In a bid to curb the practice of ‘Own money’, local car manufacturers and the government are looking to join hands. They hope this will help boost customer oriented policies in car booking and dealership practice. One of the proposals made is levying a Transfer Tax of PKR 100,000-200,000 on an attempt to resale a new car within six months of purchase.
While a small transfer fee is deducted by provincial Excise and taxation Departments across the country, there is no such bar on the resale of new cars which leads to car dealers using this loophole to profit on customers by promising early delivery – leading ‘own money’.
During a meeting of Ministry of Industries and Production (MoIP) and Original Equipment Manufacturers (OEM), this issue was discussed at length and amongst the attendees were Abdul Razak Dawood, Prime Minister’s Advisor on Commerce, Textile, Industries, Production and Investment along with representatives of the largest three local manufacturers namely, Honda Atlas, Toyota Indus Motor Company and Pak Suzuki.
Senior members of Engineering Development Board (EDM) – an organization within MoIP and helps regulate the auto industry – were also present.
The proposal to ban the resale of new cars was brought up by OEMs during the meeting and MoIP is mulling over the policy and may talk to the Council of Common Interest (CCI) in a bid to discuss this. The car manufacturers have asked for legal backing if any car dealer is excluded for extorting ‘own money’ and have asked the government to take back the 10% FED.
Earlier, the government had proposed a policy under which, car dealers demanding ‘own money’ would be blacklisted. According to media reports, this course of action was taken by Abdul Razak Dawood.
The local automakers were directed to provide a written guarantee that they would take action against the dealers involved because the customers are extorted by dealers for early delivery. The new policy will help curb this.
Prime Minister Imran Khan, while chairing a cabinet meeting earlier this month, had directed a committee to help devise a policy that would regulate the purchase of new cars –amongst the members of the committee were ministers for law and finance.

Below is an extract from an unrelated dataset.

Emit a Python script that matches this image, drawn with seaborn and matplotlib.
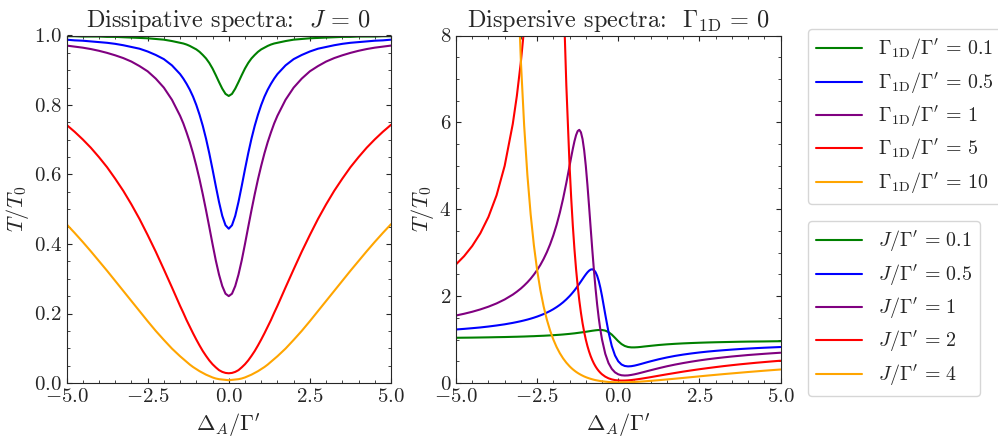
import matplotlib
matplotlib.use("Agg")
import matplotlib.pyplot as plt
from matplotlib.ticker import MultipleLocator
from matplotlib.lines import Line2D
import seaborn as sns
import pandas as pd

# ---- Dissipative spectra (J = 0): T/T0 versus detuning ----
x_diss = [-5, -4.75, -4.5, -4.25, -4, -3.75, -3.5, -3.25, -3, -2.75, -2.5, -2.25, -2,
          -1.75, -1.5, -1.4, -1.3, -1.2, -1.1, -1.0, -0.9, -0.8, -0.7, -0.6, -0.5, -0.4,
          -0.3, -0.2, -0.1, 0, 0.1, 0.2, 0.3, 0.4, 0.5, 0.6, 0.7, 0.8, 0.9, 1.0, 1.1, 1.2,
          1.3, 1.4, 1.5, 1.75, 2, 2.25, 2.5, 2.75, 3, 3.25, 3.5, 3.75, 4, 4.25, 4.5, 4.75, 5]
gamma_labels = ["0.1", "0.5", "1", "5", "10"]
diss_g01 = [0.998, 0.998, 0.997, 0.997, 0.997, 0.996, 0.996, 0.995, 0.994, 0.993, 0.992,
            0.990, 0.988, 0.984, 0.979, 0.977, 0.974, 0.970, 0.965, 0.960, 0.953, 0.944,
            0.934, 0.921, 0.905, 0.886, 0.866, 0.847, 0.832, 0.826, 0.832, 0.847, 0.866,
            0.886, 0.905, 0.921, 0.934, 0.944, 0.953, 0.960, 0.965, 0.970, 0.974, 0.977,
            0.979, 0.984, 0.988, 0.990, 0.992, 0.993, 0.994, 0.995, 0.996, 0.996, 0.997,
            0.997, 0.997, 0.998, 0.998]
diss_g05 = [0.988, 0.986, 0.985, 0.983, 0.981, 0.979, 0.976, 0.972, 0.967, 0.962, 0.954,
            0.944, 0.932, 0.914, 0.889, 0.876, 0.861, 0.844, 0.824, 0.800, 0.772, 0.740,
            0.703, 0.661, 0.615, 0.567, 0.521, 0.481, 0.454, 0.444, 0.454, 0.481, 0.521,
            0.567, 0.615, 0.661, 0.703, 0.740, 0.772, 0.800, 0.824, 0.844, 0.861, 0.876,
            0.889, 0.914, 0.932, 0.944, 0.954, 0.962, 0.967, 0.972, 0.976, 0.979, 0.981,
            0.983, 0.985, 0.986, 0.988]
diss_g1 = [0.971, 0.968, 0.965, 0.961, 0.956, 0.950, 0.943, 0.935, 0.925, 0.912, 0.897,
           0.876, 0.850, 0.815, 0.769, 0.747, 0.721, 0.693, 0.661, 0.625, 0.586, 0.543,
           0.497, 0.449, 0.400, 0.353, 0.312, 0.279, 0.257, 0.250, 0.257, 0.279, 0.312,
           0.353, 0.400, 0.449, 0.497, 0.543, 0.586, 0.625, 0.661, 0.693, 0.721, 0.747,
           0.769, 0.815, 0.850, 0.876, 0.897, 0.912, 0.925, 0.935, 0.943, 0.950, 0.956,
           0.961, 0.965, 0.968, 0.971]
diss_g5 = [0.743, 0.723, 0.701, 0.677, 0.650, 0.621, 0.588, 0.553, 0.514, 0.472, 0.426,
           0.378, 0.327, 0.275, 0.222, 0.202, 0.181, 0.162, 0.143, 0.125, 0.108, 0.092,
           0.078, 0.065, 0.054, 0.045, 0.037, 0.032, 0.029, 0.028, 0.029, 0.032, 0.037,
           0.045, 0.054, 0.065, 0.078, 0.092, 0.108, 0.125, 0.143, 0.162, 0.181, 0.202,
           0.222, 0.275, 0.327, 0.378, 0.426, 0.472, 0.514, 0.553, 0.588, 0.621, 0.650,
           0.677, 0.701, 0.723, 0.743]
diss_g10 = [0.457, 0.432, 0.406, 0.379, 0.351, 0.323, 0.294, 0.265, 0.236, 0.207, 0.178,
            0.150, 0.124, 0.099, 0.077, 0.069, 0.061, 0.053, 0.046, 0.040, 0.034, 0.029,
            0.024, 0.020, 0.016, 0.013, 0.011, 0.010, 0.009, 0.008, 0.009, 0.010, 0.011,
            0.013, 0.016, 0.020, 0.024, 0.029, 0.034, 0.040, 0.046, 0.053, 0.061, 0.069,
            0.077, 0.099, 0.124, 0.150, 0.178, 0.207, 0.236, 0.265, 0.294, 0.323, 0.351,
            0.379, 0.406, 0.432, 0.457]

# ---- Dispersive spectra (Gamma_1D = 0): T/T0 versus detuning ----
x_disp = [-5, -4.75, -4.5, -4.25, -4, -3.75, -3.5, -3.25, -3.125, -3.0, -2.9, -2.8, -2.7,
          -2.6, -2.5, -2.4, -2.3, -2.2, -2.1, -2.0, -1.9, -1.8, -1.7, -1.6, -1.5, -1.45,
          -1.4, -1.35, -1.3, -1.25, -1.2, -1.15, -1.1, -1.05, -1.0, -0.95, -0.9, -0.85,
          -0.8, -0.75, -0.7, -0.65, -0.6, -0.55, -0.5, -0.4, -0.3, -0.2, -0.1, 0, 0.1, 0.2,
          0.3, 0.4, 0.5, 0.6, 0.7, 0.8, 0.9, 1.0, 1.25, 1.5, 1.75, 2, 2.25, 2.5, 2.75, 3,
          3.25, 3.5, 3.75, 4, 4.25, 4.5, 4.75, 5]
j_labels = ["0.1", "0.5", "1", "2", "4"]
disp_j01 = [1.041, 1.043, 1.045, 1.048, 1.051, 1.055, 1.058, 1.063, 1.065, 1.068, 1.070,
            1.073, 1.076, 1.078, 1.082, 1.085, 1.088, 1.092, 1.096, 1.101, 1.106, 1.111,
            1.117, 1.124, 1.131, 1.135, 1.139, 1.143, 1.148, 1.153, 1.158, 1.163, 1.168,
            1.174, 1.179, 1.185, 1.191, 1.197, 1.203, 1.208, 1.213, 1.217, 1.220, 1.221,
            1.220, 1.206, 1.172, 1.115, 1.040, 0.962, 0.897, 0.853, 0.829, 0.820, 0.820,
            0.824, 0.831, 0.840, 0.848, 0.856, 0.875, 0.890, 0.902, 0.912, 0.920, 0.927,
            0.933, 0.938, 0.942, 0.946, 0.950, 0.953, 0.955, 0.957, 0.960, 0.962]
disp_j05 = [1.232, 1.246, 1.262, 1.279, 1.300, 1.324, 1.351, 1.384, 1.403, 1.423, 1.441,
            1.460, 1.481, 1.504, 1.529, 1.557, 1.587, 1.621, 1.658, 1.700, 1.747, 1.799,
            1.858, 1.925, 2.000, 2.041, 2.085, 2.131, 2.180, 2.231, 2.284, 2.338, 2.393,
            2.448, 2.500, 2.547, 2.585, 2.611, 2.618, 2.600, 2.552, 2.468, 2.346, 2.188,
            2.000, 1.577, 1.172, 0.853, 0.634, 0.500, 0.426, 0.392, 0.382, 0.387, 0.400,
            0.418, 0.438, 0.459, 0.480, 0.500, 0.547, 0.588, 0.624, 0.654, 0.680, 0.703,
            0.723, 0.740, 0.755, 0.769, 0.782, 0.793, 0.803, 0.812, 0.820, 0.828]
disp_j1 = [1.554, 1.594, 1.640, 1.694, 1.757, 1.832, 1.923, 2.035, 2.102, 2.176, 2.244,
           2.318, 2.401, 2.495, 2.600, 2.719, 2.856, 3.012, 3.192, 3.400, 3.642, 3.921,
           4.243, 4.607, 5.000, 5.199, 5.390, 5.564, 5.706, 5.800, 5.828, 5.771, 5.615,
           5.356, 5.000, 4.564, 4.077, 3.569, 3.069, 2.600, 2.176, 1.805, 1.488, 1.221,
           1.000, 0.672, 0.459, 0.326, 0.245, 0.200, 0.178, 0.172, 0.175, 0.186, 0.200,
           0.217, 0.236, 0.255, 0.275, 0.294, 0.341, 0.385, 0.424, 0.459, 0.491, 0.520,
           0.546, 0.569, 0.590, 0.610, 0.627, 0.644, 0.658, 0.672, 0.685, 0.697]
disp_j2 = [2.730, 2.920, 3.154, 3.447, 3.824, 4.321, 5.000, 5.966, 6.608, 7.400, 8.170,
           9.090, 10.19, 11.49, 13.00, 14.66, 16.29, 17.55, 17.92, 17.00, 14.85, 12.03,
           9.235, 6.854, 5.000, 4.258, 3.623, 3.082, 2.622, 2.231, 1.899, 1.617, 1.377,
           1.174, 1.000, 0.852, 0.726, 0.618, 0.527, 0.448, 0.381, 0.324, 0.276, 0.235,
           0.200, 0.146, 0.108, 0.083, 0.067, 0.059, 0.056, 0.057, 0.061, 0.068, 0.077,
           0.087, 0.098, 0.110, 0.122, 0.135, 0.168, 0.200, 0.231, 0.262, 0.290, 0.317,
           0.342, 0.366, 0.389, 0.410, 0.430, 0.448, 0.466, 0.482, 0.498, 0.513]
disp_j4 = [20.2, 28.08, 41.0, 58.6, 65.0, 45.8, 25.0, 13.31, 9.862, 7.400, 5.932, 4.787,
           3.887, 3.172, 2.600, 2.139, 1.764, 1.458, 1.207, 1.000, 0.828, 0.686, 0.567,
           0.468, 0.385, 0.348, 0.315, 0.285, 0.257, 0.232, 0.209, 0.188, 0.169, 0.151,
           0.135, 0.121, 0.108, 0.096, 0.085, 0.075, 0.066, 0.059, 0.052, 0.045, 0.040,
           0.031, 0.024, 0.020, 0.017, 0.015, 0.015, 0.016, 0.018, 0.021, 0.024, 0.028,
           0.033, 0.038, 0.044, 0.050, 0.065, 0.082, 0.099, 0.117, 0.135, 0.153, 0.171,
           0.188, 0.205, 0.221, 0.237, 0.253, 0.268, 0.283, 0.297, 0.311]

colors = ["green", "blue", "purple", "red", "orange"]

sns.set_style("ticks")
plt.rcParams.update({
    "font.family": "serif",
    "font.serif": ["cmr10"],
    "mathtext.fontset": "cm",
    "axes.formatter.use_mathtext": True,
    "axes.edgecolor": "0.15",
    "xtick.direction": "in",
    "ytick.direction": "in",
    "xtick.top": True,
    "ytick.right": True,
    "xtick.minor.visible": True,
    "ytick.minor.visible": True,
    "xtick.major.size": 3.5,
    "ytick.major.size": 3.5,
    "xtick.minor.size": 2,
    "ytick.minor.size": 2,
})

fig = plt.figure(figsize=(9.98, 4.38), dpi=100)
W, H = 998.0, 438.0
ax1 = fig.add_axes([66.5 / W, 1 - 383 / H, (391 - 66.5) / W, (383 - 35.5) / H])
ax2 = fig.add_axes([456 / W, 1 - 383 / H, (780.5 - 456) / W, (383 - 35.5) / H])

diss_df = pd.DataFrame({"x": x_diss})
for lab, ys in zip(gamma_labels, [diss_g01, diss_g05, diss_g1, diss_g5, diss_g10]):
    diss_df[lab] = ys
disp_df = pd.DataFrame({"x": x_disp})
for lab, ys in zip(j_labels, [disp_j01, disp_j05, disp_j1, disp_j2, disp_j4]):
    disp_df[lab] = ys

for lab, c in zip(gamma_labels, colors):
    sns.lineplot(data=diss_df, x="x", y=lab, ax=ax1, color=c, lw=1.5, sort=False,
                 legend=False)
for lab, c in zip(j_labels, colors):
    sns.lineplot(data=disp_df, x="x", y=lab, ax=ax2, color=c, lw=1.5, sort=False,
                 legend=False)

fs_lab = 16
ax1.set_xlim(-5, 5)
ax1.set_ylim(0, 1)
ax1.set_title(r"Dissipative spectra:  $J\,=\,0$", fontsize=17.5, pad=6)
ax1.set_xlabel(r"$\Delta_A/\Gamma'$", fontsize=fs_lab)
ax1.set_ylabel(r"$T/T_0$", fontsize=fs_lab, labelpad=2)
ax1.xaxis.set_major_locator(MultipleLocator(2.5))
ax1.xaxis.set_minor_locator(MultipleLocator(0.5))
ax1.yaxis.set_major_locator(MultipleLocator(0.2))
ax1.yaxis.set_minor_locator(MultipleLocator(0.05))

ax2.set_xlim(-5, 5)
ax2.set_ylim(0, 8)
ax2.set_title(r"Dispersive spectra:  $\Gamma_{\rm 1D}\,=\,0$", fontsize=17.5, pad=6)
ax2.set_xlabel(r"$\Delta_A/\Gamma'$", fontsize=fs_lab)
ax2.set_ylabel(r"$T/T_0$", fontsize=fs_lab, labelpad=2)
ax2.xaxis.set_major_locator(MultipleLocator(2.5))
ax2.xaxis.set_minor_locator(MultipleLocator(0.5))
ax2.yaxis.set_major_locator(MultipleLocator(2))
ax2.yaxis.set_minor_locator(MultipleLocator(0.5))

for ax in (ax1, ax2):
    ax.tick_params(which="both", labelsize=15, colors="0.15", labelcolor="0.15")

h1 = [Line2D([], [], color=c, lw=1.5) for c in colors]
l1 = [r"$\Gamma_{\rm 1D}/\Gamma'\,=\,%s$" % lab for lab in gamma_labels]
h2 = [Line2D([], [], color=c, lw=1.5) for c in colors]
l2 = [r"$J/\Gamma'\,=\,%s$" % lab for lab in j_labels]

leg_kw = dict(loc="upper left", bbox_transform=fig.transFigure, fontsize=14.4,
              borderaxespad=0, handlelength=2.3, handletextpad=0.8, labelspacing=0.42)
fig.legend(h1, l1, bbox_to_anchor=(808 / W, 1 - 29 / H), **leg_kw)
fig.legend(h2, l2, bbox_to_anchor=(808 / W, 1 - 221 / H), **leg_kw)

fig.savefig("out.png", dpi=100)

It is alleged that automakers are in cahoots with the dealers despite them denying it. The dealers have oft stated that due to the difference in the demand and supply of new cars, they are left with no other option but to charge ‘own money’.
While the federal cabinet had ordered a halt on ‘own money’ terming it exploitation of consumers late last month, it hasn’t been able to stop it because of a dispute on the obligation of the government bodies. Earlier, the Ministry of Industries had stated this fell in the domain of the Competition Commission of Pakistan as it dealt with issues like this.